Task goal: Print all of the lines exactly. Any picture among them stays out.

Dataset excerpt:
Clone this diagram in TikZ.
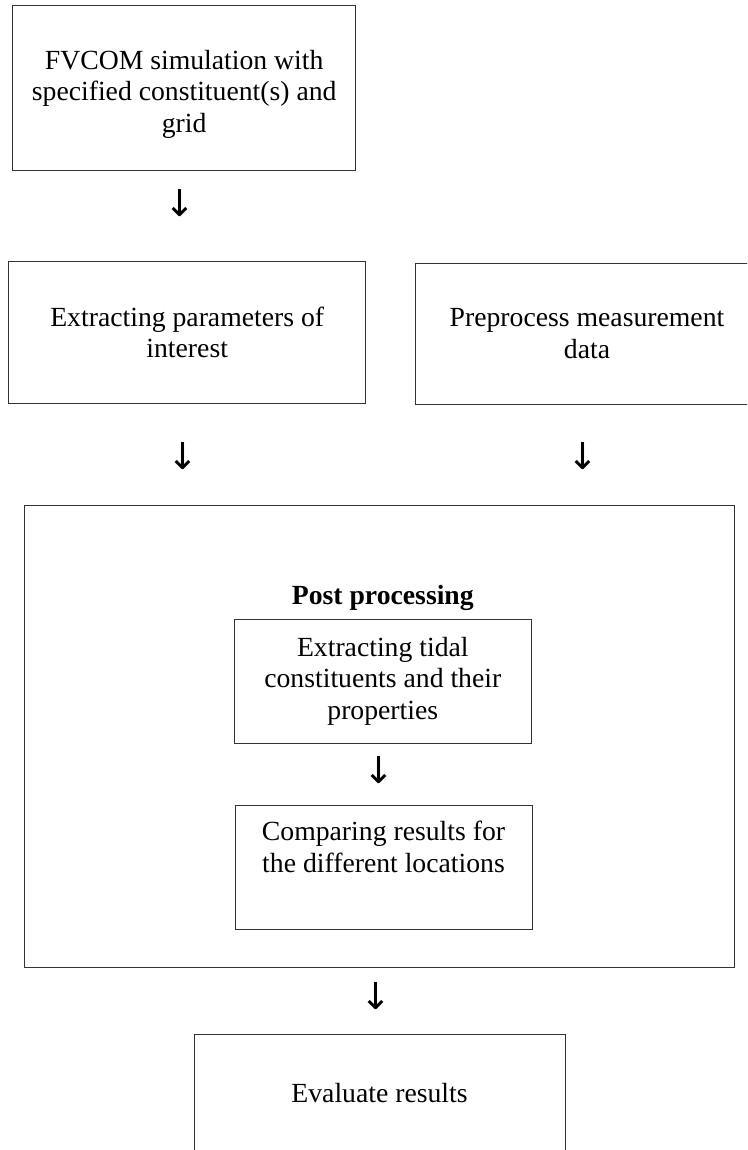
\documentclass[tikz,border=0pt]{standalone}
\usepackage{fontspec}
\setmainfont{Liberation Serif}
\newfontfamily\arrowfont{DejaVu Sans}
\usetikzlibrary{positioning}

\begin{document}
\begin{tikzpicture}[x=1pt,y=-1pt,line width=0.9pt,
		box/.style={draw=black!80,align=center,inner sep=0pt},
		down/.style={inner sep=0pt,xshift=-4pt,font=\arrowfont\fontsize{37}{37}\selectfont},
		font=\fontsize{27.7}{31.5}\selectfont]
		\useasboundingbox (0,0) rectangle (747,1150);
		\clip (0,0) rectangle (747,1150);
		
		\node[box,minimum width=343pt,minimum height=165.7pt] (fvcom) at (184.2,87.9)
			{\mbox{}\\FVCOM simulation with\\specified constituent(s) and\\grid};
		\node[down,below=17.5pt of fvcom] (arr1) {↓};
		
		\node[box,minimum width=357pt,minimum height=141.6pt] (extract) at (187.2,332.5)
			{Extracting parameters of\\interest};
		\node[box,minimum width=342.3pt,minimum height=141pt] (preproc) at (587,333.8)
			{Preprocess measurement\\data};
		\node[down,below=38.5pt of extract] (arr2) {↓};
		\node[down,below=37.7pt of preproc] (arr3) {↓};
		
		\node[box,minimum width=710pt,minimum height=461.2pt] (postbox) at (379.8,736.4) {};
		\node[box,minimum width=297.5pt,minimum height=124pt] (tidal) at (382.8,681)
			{Extracting tidal\\constituents and their\\properties};
		\node[above=4pt of tidal,font=\fontsize{27.7}{31.5}\selectfont\bfseries] (posttitle) {Post processing};
		\node[down,below=13pt of tidal] (arr4) {↓};
		\node[box,minimum width=297pt,minimum height=124pt] (compare) at (383.5,867)
			{Comparing results for\\the different locations\\\strut};
		
		\node[down,below=15pt of postbox] (arr5) {↓};
		\node[box,minimum width=371pt,minimum height=118pt] (evaluate) at (379.5,1093)
			{Evaluate results};
	\end{tikzpicture}
\end{document}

Exercise output:
Clone this diagram in TikZ.
\documentclass[tikz,border=0pt]{standalone}
\usepackage{fontspec}
\setmainfont{Liberation Serif}
\newfontfamily\arrowfont{DejaVu Sans}
\usetikzlibrary{positioning}

\begin{document}
\begin{tikzpicture}[x=1pt,y=-1pt,line width=0.9pt,
		box/.style={draw=black!80,align=center,inner sep=0pt},
		down/.style={inner sep=0pt,xshift=-4pt,font=\arrowfont\fontsize{37}{37}\selectfont},
		font=\fontsize{27.7}{31.5}\selectfont]
		\useasboundingbox (0,0) rectangle (747,1150);
		\clip (0,0) rectangle (747,1150);
		
		\node[box,minimum width=343pt,minimum height=165.7pt] (fvcom) at (184.2,87.9)
			{\mbox{}\\FVCOM simulation with\\specified constituent(s) and\\grid};
		\node[down,below=17.5pt of fvcom] (arr1) {↓};
		
		\node[box,minimum width=357pt,minimum height=141.6pt] (extract) at (187.2,332.5)
			{Extracting parameters of\\interest};
		\node[box,minimum width=342.3pt,minimum height=141pt] (preproc) at (587,333.8)
			{Preprocess measurement\\data};
		\node[down,below=38.5pt of extract] (arr2) {↓};
		\node[down,below=37.7pt of preproc] (arr3) {↓};
		
		\node[box,minimum width=710pt,minimum height=461.2pt] (postbox) at (379.8,736.4) {};
		\node[box,minimum width=297.5pt,minimum height=124pt] (tidal) at (382.8,681)
			{Extracting tidal\\constituents and their\\properties};
		\node[above=4pt of tidal,font=\fontsize{27.7}{31.5}\selectfont\bfseries] (posttitle) {Post processing};
		\node[down,below=13pt of tidal] (arr4) {↓};
		\node[box,minimum width=297pt,minimum height=124pt] (compare) at (383.5,867)
			{Comparing results for\\the different locations\\\strut};
		
		\node[down,below=15pt of postbox] (arr5) {↓};
		\node[box,minimum width=371pt,minimum height=118pt] (evaluate) at (379.5,1093)
			{Evaluate results};
	\end{tikzpicture}
\end{document}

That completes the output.